A new concept has emerged at the historic train station in downtown Tuscaloosa where the COVID-19 pandemic caused 301 Bistro, Bar & Beer Garden to permanently close in March, featuring the same ownership and an entirely different vibe.

Druid City Social, a new gastropub operated by 301 owner Bill Lloyd and new co-owner Brandon Hanks, sits in the same space as 301 used to in the historic L&N Tuscaloosa train station and features a menu packed with high-end pub food picks.

"I keep saying 'it's brilliant -- opening a restaurant in the middle of a pandemic,'" Lloyd joked. "[301] was just such an iconic building, and we wanted to honor that."

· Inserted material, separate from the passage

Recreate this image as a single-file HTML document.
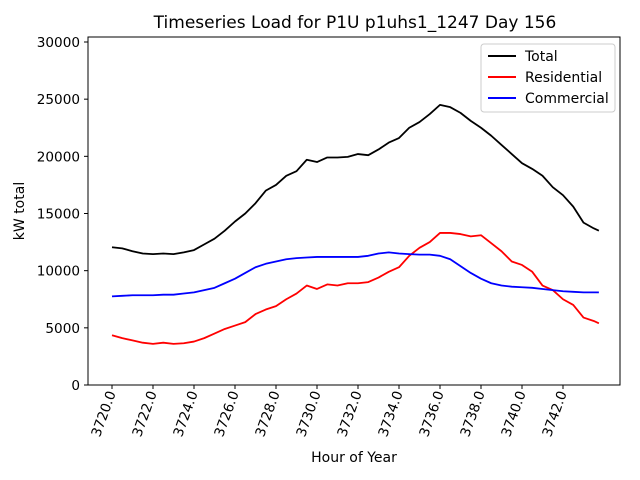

The more formal decor of 301 Bistro has been replaced with relics from Tuscaloosa's past, including framed photos, signs, and concert photos, with its bar area still mimicking the style of an old-fashioned speakeasy.

Highlights on the menu include 301 favorites like Reuben Spring Rolls and the Beer Garden Pretzel, but the menu has been expanded to include anything from vegetarian options such as rice and bean bowls to Porcini mushroom and Truffle Ravioli that can include salmon, shrimp or chicken.

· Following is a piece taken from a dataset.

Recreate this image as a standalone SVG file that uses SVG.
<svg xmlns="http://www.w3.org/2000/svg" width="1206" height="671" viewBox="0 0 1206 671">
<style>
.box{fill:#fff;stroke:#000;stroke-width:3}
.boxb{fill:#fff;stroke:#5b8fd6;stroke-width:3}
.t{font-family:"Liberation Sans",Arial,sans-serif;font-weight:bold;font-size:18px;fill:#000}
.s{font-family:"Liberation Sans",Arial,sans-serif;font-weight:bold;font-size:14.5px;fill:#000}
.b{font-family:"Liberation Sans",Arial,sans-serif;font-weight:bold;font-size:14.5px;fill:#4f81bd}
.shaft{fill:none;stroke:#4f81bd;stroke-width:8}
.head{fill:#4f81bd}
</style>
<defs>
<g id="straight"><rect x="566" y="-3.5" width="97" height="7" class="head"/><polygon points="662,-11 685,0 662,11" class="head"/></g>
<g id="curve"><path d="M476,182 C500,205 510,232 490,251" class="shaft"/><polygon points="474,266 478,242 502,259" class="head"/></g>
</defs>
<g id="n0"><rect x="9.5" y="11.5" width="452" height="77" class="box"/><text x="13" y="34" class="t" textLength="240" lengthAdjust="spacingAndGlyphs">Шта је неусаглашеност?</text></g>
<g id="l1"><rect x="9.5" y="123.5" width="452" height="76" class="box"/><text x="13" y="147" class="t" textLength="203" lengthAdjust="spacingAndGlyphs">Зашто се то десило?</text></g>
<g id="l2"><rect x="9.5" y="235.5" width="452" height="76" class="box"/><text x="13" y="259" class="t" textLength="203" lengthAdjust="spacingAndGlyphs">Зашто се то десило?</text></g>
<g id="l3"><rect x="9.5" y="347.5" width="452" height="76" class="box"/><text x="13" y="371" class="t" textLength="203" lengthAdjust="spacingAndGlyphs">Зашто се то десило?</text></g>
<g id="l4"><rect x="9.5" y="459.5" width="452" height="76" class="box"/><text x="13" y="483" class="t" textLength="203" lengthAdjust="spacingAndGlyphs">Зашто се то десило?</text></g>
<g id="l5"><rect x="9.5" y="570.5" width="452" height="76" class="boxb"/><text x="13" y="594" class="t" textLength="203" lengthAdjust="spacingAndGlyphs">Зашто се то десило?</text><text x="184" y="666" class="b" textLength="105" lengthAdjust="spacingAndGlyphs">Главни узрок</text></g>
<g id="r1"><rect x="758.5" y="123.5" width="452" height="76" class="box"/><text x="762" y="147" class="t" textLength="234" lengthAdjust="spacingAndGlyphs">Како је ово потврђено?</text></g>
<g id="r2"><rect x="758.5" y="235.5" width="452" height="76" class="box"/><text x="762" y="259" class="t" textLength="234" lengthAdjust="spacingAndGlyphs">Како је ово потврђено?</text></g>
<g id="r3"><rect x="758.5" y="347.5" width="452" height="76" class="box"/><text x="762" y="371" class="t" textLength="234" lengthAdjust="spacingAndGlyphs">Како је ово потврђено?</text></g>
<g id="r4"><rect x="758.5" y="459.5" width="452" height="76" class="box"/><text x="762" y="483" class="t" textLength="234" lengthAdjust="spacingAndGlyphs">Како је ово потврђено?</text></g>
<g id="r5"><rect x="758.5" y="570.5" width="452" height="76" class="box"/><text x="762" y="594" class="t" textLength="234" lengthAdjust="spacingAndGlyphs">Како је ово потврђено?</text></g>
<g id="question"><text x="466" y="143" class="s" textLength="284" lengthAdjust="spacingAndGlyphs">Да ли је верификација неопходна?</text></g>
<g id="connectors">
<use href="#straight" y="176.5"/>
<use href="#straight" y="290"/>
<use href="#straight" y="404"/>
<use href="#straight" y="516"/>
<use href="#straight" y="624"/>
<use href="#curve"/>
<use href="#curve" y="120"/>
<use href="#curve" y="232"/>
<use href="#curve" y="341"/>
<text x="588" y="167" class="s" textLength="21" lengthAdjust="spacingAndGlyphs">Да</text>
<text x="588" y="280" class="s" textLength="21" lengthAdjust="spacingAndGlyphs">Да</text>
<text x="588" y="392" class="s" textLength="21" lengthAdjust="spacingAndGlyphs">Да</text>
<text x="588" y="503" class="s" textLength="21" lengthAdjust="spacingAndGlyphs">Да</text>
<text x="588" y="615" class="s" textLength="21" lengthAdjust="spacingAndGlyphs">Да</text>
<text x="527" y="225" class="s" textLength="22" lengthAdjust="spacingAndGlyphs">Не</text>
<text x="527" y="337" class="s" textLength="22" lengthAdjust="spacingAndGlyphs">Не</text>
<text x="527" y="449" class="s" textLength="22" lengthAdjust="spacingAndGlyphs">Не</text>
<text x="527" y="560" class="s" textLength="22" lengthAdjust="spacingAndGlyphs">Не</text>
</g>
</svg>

Lloyd said he considered retiring earlier this summer after struggling to keep 301 open and operating, but he soon switched gears and partnered with former competitor Hanks. Both have a storied history in Tuscaloosa -- Lloyd being the former owner of Wilhagan's Grille and Taproom and Casual Class Catering, and Hanks simultaneously operating The Booth on University Boulevard. Together, they've been working to ensure the customers' safety while still delivering products for the refined palate.

Keeping the pandemic in mind as all entrepreneurs must, Lloyd said he has taken time make sure Druid City Social allows for even more social distancing than the already spacious 301 did. The large beer garden area takes advantage of the station's outdoor greenspace and spaces out tables and chairs so guests can remain comfortable and oscillating fans keep the air fresh.

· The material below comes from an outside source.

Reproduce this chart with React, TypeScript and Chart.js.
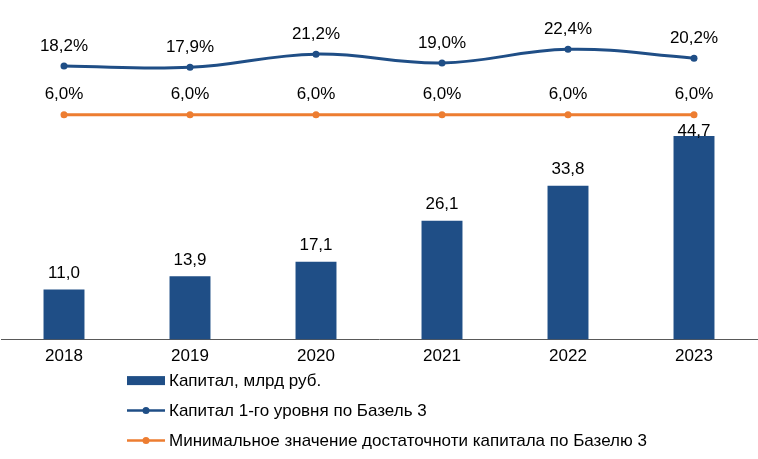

Lloyd said the combined experience of the new restaurant's owners has helped Druid City Social jump off to a great start by seeing a lot of their existing or former customers stop by to see what the new place has to offer.

He said in their six weeks of operation since opening, customers have been responded overwhelmingly well to the menu changes.

"The price point is down from where we were at 301, so you can come in and have a nice ribeye... or you can get yourself a burger, and a pretzel, and a beer," Lloyd said.

Lloyd hopes that in the coming months, assuming the coronavirus comes under some kind of control, that he can bring back 301's New Orleans Jazz Sunday Brunch and introduce some events to cater to the college-age crowds, eventually turning DCS into a regular go-to spot for students.

Druid City Social is open from 4pm-10pm Sunday through Wednesday, 4pm-12am Thursday and Friday, and 12pm-2am on Saturday.